Caroline always referred to the daycare as ‘preschool.’ It made her feel better.

“It’s not a daycare,” she had told Todd when Owen enrolled. “They have a curriculum.”

Caroline thought Todd would be thrilled when she told him she was quitting the campaign.

“I just think if you quit, you’re going to regret it,” he said.

“I already told Judy,” she said. “Alex Rhodes is replacing me. He can’t wait. Did I mention I’m getting a raise?”

It was true. Caroline would make $6,000 a year more as a full-time school custodian than she had as Judy’s campaign manager. And she’d never have to work evenings or weekends. And she’d be enrolled in the state’s retirement program. And she’d have job security.

“I’m doing it,” she told Todd.

And it was better than Caroline had imagined. Instead of spending her every waking minute worrying about McCallister’s numbers and trying to get college kids to find people who hated McCallister enough that they would tell the press about the time he got wasted at a strip club, Caroline’s life was predictable and easy. She changed light bulbs, buffered the floors, folded up lunch tables, talked to kids about their Facebook drama.

Now she was really doing something to make the world a better place. A teenage girl thinks it’s the end of the world when someone “unfriends” her on Facebook, until you remind her that she never liked the other girl anyway, and that the other girl goes to another school, in another county, and things are really better off this way.

There would be no kids at the school today. It was Election Day. All the better, Caroline thought. Adults don’t leave smashed packages of ketchup on the floor.

At 3:30 p.m., just as Caroline was finishing up for the day, she went into the gymnasium where people were voting. She had to get into the storage closet next to the boys’ locker room where they kept the extra jugs of antibacterial soap.

A line of voters snaked around the table where people were waiting to show the election workers their identification.

“Are you in line?” one woman asked Caroline.

“No,” she said. “I’m just a custodian. I’m just trying to get through here so I can get to the closet over there.”

Just a custodian. The more she said it, the more she liked it. When she worked as Judy’s campaign manager, she had always hesitated about telling people what she did for a living. Telling someone you were a school custodian may have ended the conversation just as abruptly, but not for the same reasons.

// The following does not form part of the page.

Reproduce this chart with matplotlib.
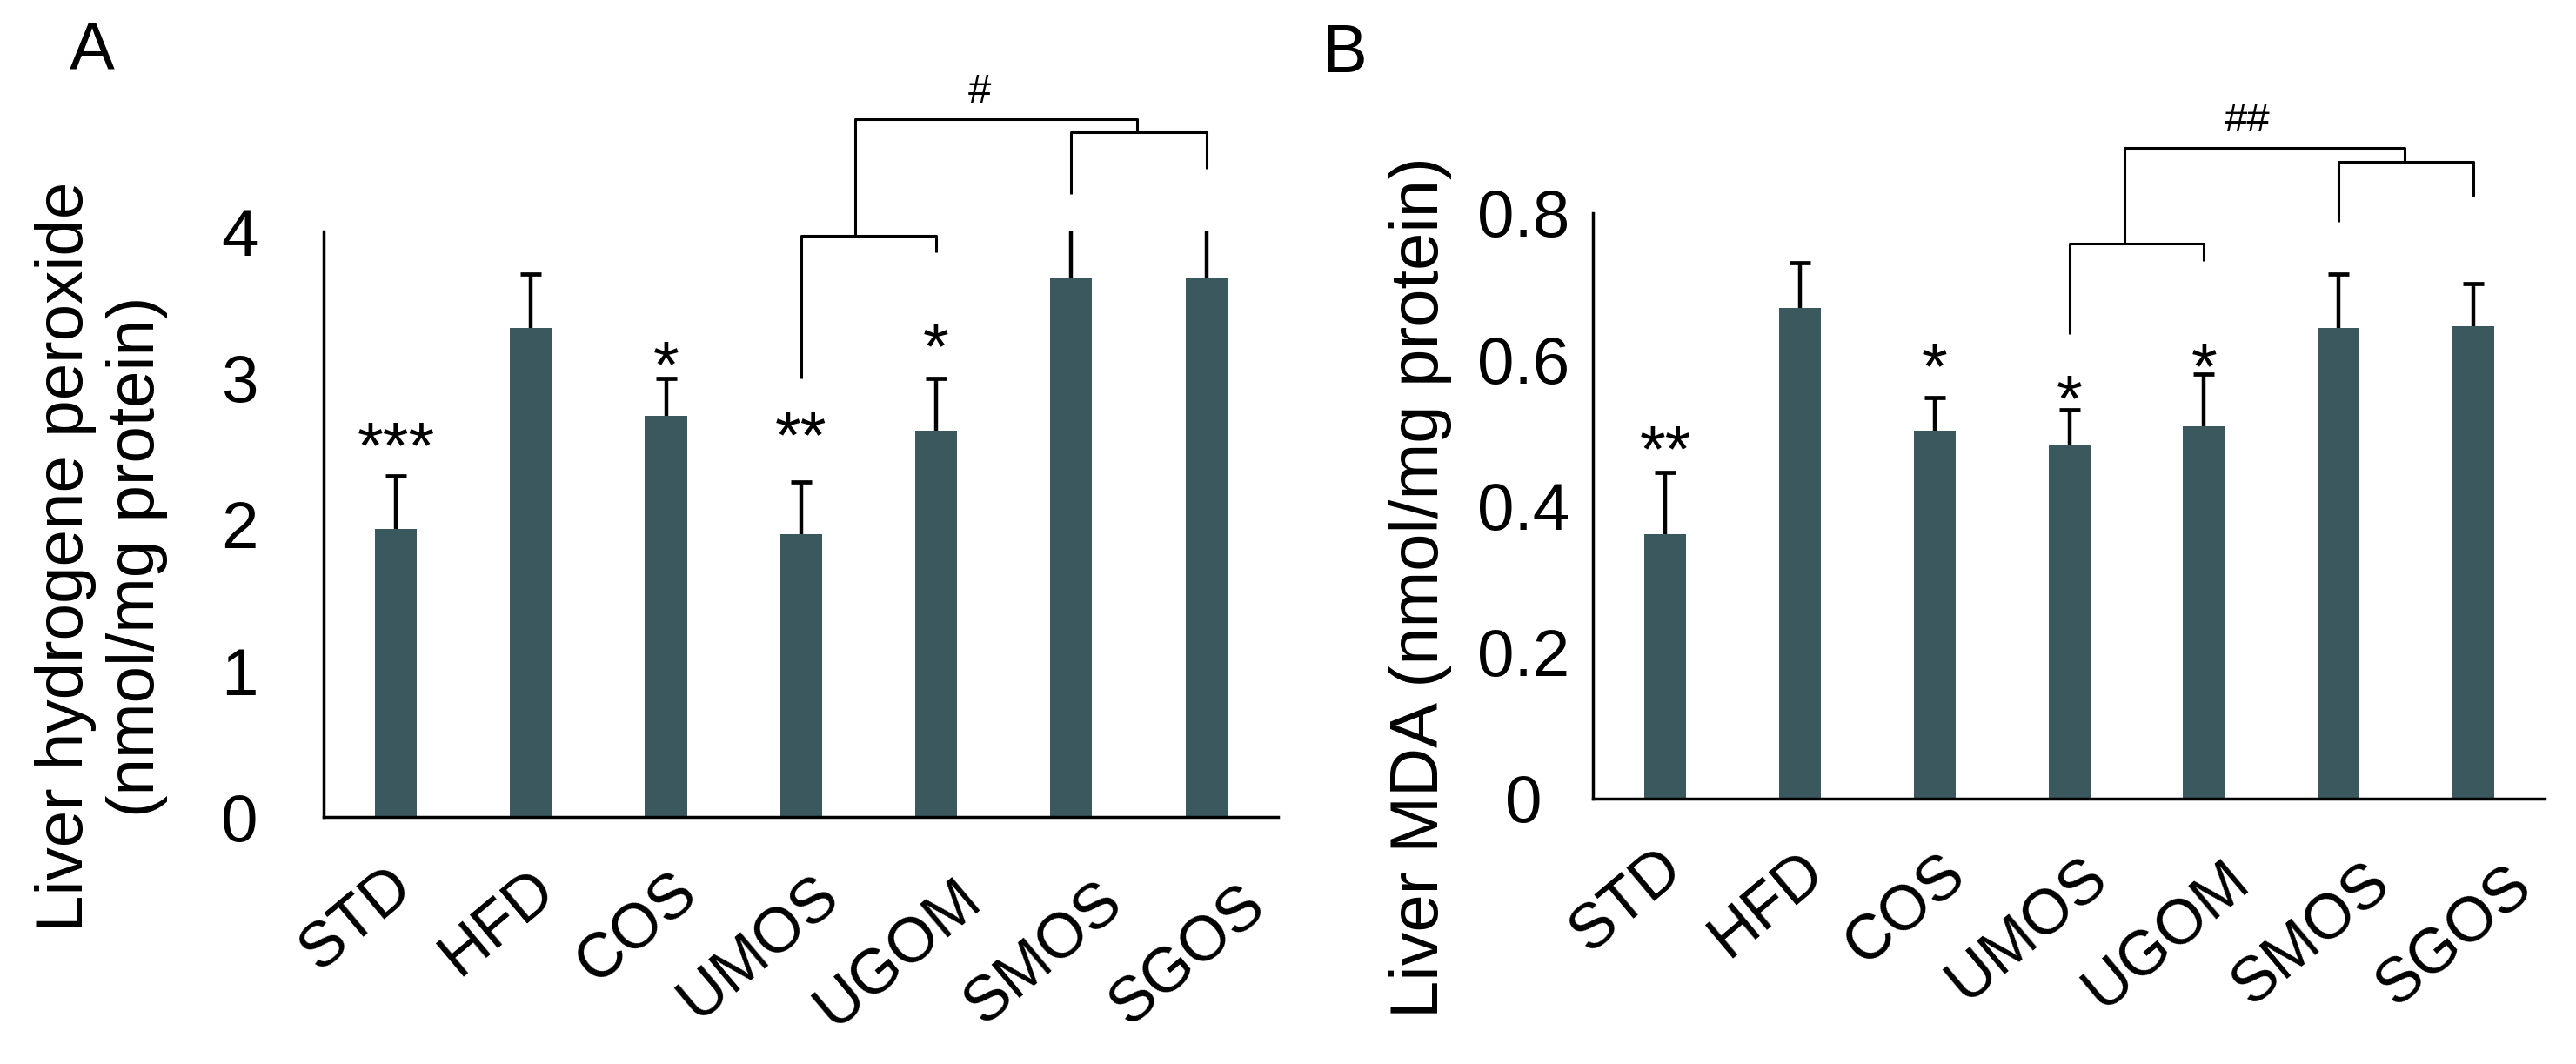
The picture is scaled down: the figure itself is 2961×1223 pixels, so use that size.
#---------------------------------------------------------------------------------------------------------------------------
# Liver hydrogene peroxide (A) and liver MDA (B) bar charts with error bars and significance brackets
#---------------------------------------------------------------------------------------------------------------------------
import numpy as np                              # Arrays
import matplotlib                               # Matplotlib
matplotlib.use('Agg')
import matplotlib.pyplot as plt                 # Plotting library
from matplotlib.transforms import ScaledTranslation

plt.rcParams['font.family'] = ['Liberation Sans', 'DejaVu Sans']
#---------------------------------------------------------------------------------------------------------------------------
# Data
groups = ['STD', 'HFD', 'COS', 'UMOS', 'UGOM', 'SMOS', 'SGOS']

# Panel A: liver hydrogene peroxide (nmol/mg protein)
h2o2_mean = [1.97, 3.345, 2.74, 1.935, 2.64, 3.69, 3.69]
h2o2_err = [0.36, 0.365, 0.26, 0.355, 0.36, 0.37, 0.37]
h2o2_stars = ['***', '', '*', '**', '*', '', '']
h2o2_star_y = [2.65, 0, 3.20, 2.72, 3.325, 0, 0]
h2o2_ticks = [0, 1, 2, 3, 4]
h2o2_ticklabels = ['0', '1', '2', '3', '4']

# Panel A brackets: legs bottoms (UMOS, UGOM, SMOS, SGOS), bracket tops, joint level, joint x, sign
h2o2_legs = [3.00, 3.86, 4.26, 4.43]
h2o2_br_tops = [3.976, 4.68]
h2o2_joint = 4.77
h2o2_joint_x = [3.40, 5.49]
h2o2_sign = '#'
h2o2_sign_pos = [4.32, 4.98]

# Panel B: liver MDA (nmol/mg protein)
mda_mean = [0.3615, 0.6705, 0.5026, 0.483, 0.508, 0.6425, 0.645]
mda_err = [0.0835, 0.0615, 0.045, 0.0477, 0.0717, 0.0735, 0.059]
mda_stars = ['**', '', '*', '*', '*', '', '']
mda_star_y = [0.499, 0, 0.6125, 0.568, 0.6125, 0, 0]
mda_ticks = [0, 0.2, 0.4, 0.6, 0.8]
mda_ticklabels = ['0', '0.2', '0.4', '0.6', '0.8']

mda_legs = [0.634, 0.7346, 0.788, 0.822]
mda_br_tops = [0.758, 0.8697]
mda_joint = 0.889
mda_joint_x = [3.41, 5.49]
mda_sign = '##'
mda_sign_pos = [4.32, 0.931]
#---------------------------------------------------------------------------------------------------------------------------
bar_color = '#3a585e'
fs_tick = 55
fs_xtick = 52

fig = plt.figure(figsize=(29.61, 12.23), dpi=100)

def draw_panel(ax, mean, err, stars, star_y, ticks, ticklabels, legs, br_tops, joint, joint_x, sign, sign_pos, ylab_pad, ylab_ha):
    x = np.arange(len(groups))
    mean = np.array(mean)
    err = np.array(err)
    ax.bar(x, mean, width=0.31, color=bar_color, zorder=2)

    # Upper error bars only, cap on top
    ax.errorbar(x, mean, yerr=[np.zeros(len(err)), err], fmt='none', ecolor='black', elinewidth=3.2, capsize=0, zorder=3)
    ax.plot(x, mean + err, linestyle='none', marker='_', markersize=17, markeredgewidth=3.4, color='black', zorder=3)

    ax.set_xlim(-0.535, 6.53)
    ax.set_ylim(0, ticks[-1])

    # Spines
    for side in ['top', 'right']:
        ax.spines[side].set_visible(False)
    for side in ['left', 'bottom']:
        ax.spines[side].set_linewidth(2.5)

    # Y axis
    ax.set_yticks(ticks)
    ax.set_yticklabels(ticklabels, fontsize=fs_tick)
    ax.tick_params(axis='y', length=0, pad=ylab_pad)
    for lbl in ax.get_yticklabels():
        lbl.set_ha(ylab_ha)

    # X axis, rotated labels
    ax.set_xticks(x)
    ax.set_xticklabels(groups, fontsize=fs_xtick, rotation=40, ha='right', va='top', rotation_mode='anchor')
    ax.tick_params(axis='x', length=0, pad=0)
    for i, lbl in enumerate(ax.get_xticklabels()):
        lbl.set_transform(lbl.get_transform() +
                          ScaledTranslation((-11 + 8 * i) / 100, -(45 + 3.5 * i) / 100, fig.dpi_scale_trans))

    # Significance stars
    for i, s in enumerate(stars):
        if s:
            ax.annotate(s, (x[i], star_y[i]), xytext=(0, -0.57 * fs_tick), textcoords='offset points',
                        ha='center', va='baseline', fontsize=fs_tick, annotation_clip=False)

    # Brackets
    kw = dict(color='black', lw=2.2, clip_on=False, solid_capstyle='butt')
    ax.plot([3, 3, 4, 4], [legs[0], br_tops[0], br_tops[0], legs[1]], **kw)
    ax.plot([5, 5, 6, 6], [legs[2], br_tops[1], br_tops[1], legs[3]], **kw)
    ax.plot([joint_x[0], joint_x[0], joint_x[1], joint_x[1]], [br_tops[0], joint, joint, br_tops[1]], **kw)
    ax.annotate(sign, (sign_pos[0], sign_pos[1]), xytext=(0, -0.35 * 34), textcoords='offset points',
                ha='center', va='baseline', fontsize=34, annotation_clip=False)

#---------------------------------------------------------------------------------------------------------------------------
# Panel A
ax1 = fig.add_axes([0.1256, 0.232, 0.3705, 0.5501])
draw_panel(ax1, h2o2_mean, h2o2_err, h2o2_stars, h2o2_star_y, h2o2_ticks, h2o2_ticklabels,
           h2o2_legs, h2o2_br_tops, h2o2_joint, h2o2_joint_x, h2o2_sign, h2o2_sign_pos, 54, 'right')
fig.text(0.0395, 0.4767, 'Liver hydrogene peroxide\n(nmol/mg protein)', rotation=90, ha='center', va='center',
         fontsize=55, linespacing=1.2, multialignment='center')
fig.text(0.0358, 0.9518, 'A', ha='center', va='center', fontsize=56)

# Panel B
ax2 = fig.add_axes([0.6185, 0.2494, 0.3694, 0.5505])
draw_panel(ax2, mda_mean, mda_err, mda_stars, mda_star_y, mda_ticks, mda_ticklabels,
           mda_legs, mda_br_tops, mda_joint, mda_joint_x, mda_sign, mda_sign_pos, 58, 'center')
fig.text(0.5515, 0.4481, 'Liver MDA (nmol/mg protein)', rotation=90, ha='center', va='center', fontsize=56)
fig.text(0.5221, 0.9493, 'B', ha='center', va='center', fontsize=56)
#---------------------------------------------------------------------------------------------------------------------------
# Save the image
plt.savefig('out.png', dpi=100)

The sun shone through the trees as Caroline left the school. The leaves were still clinging this year, unlike last year, when the branches were bare on Election Day.

Caroline really hoped Judy won the race, but she wasn’t going to stay up late to find out. As she started the car and headed toward Little Lives Learning Center, Caroline thought about how she loved arriving home to a clean house. She had used her raise to hire a housekeeper.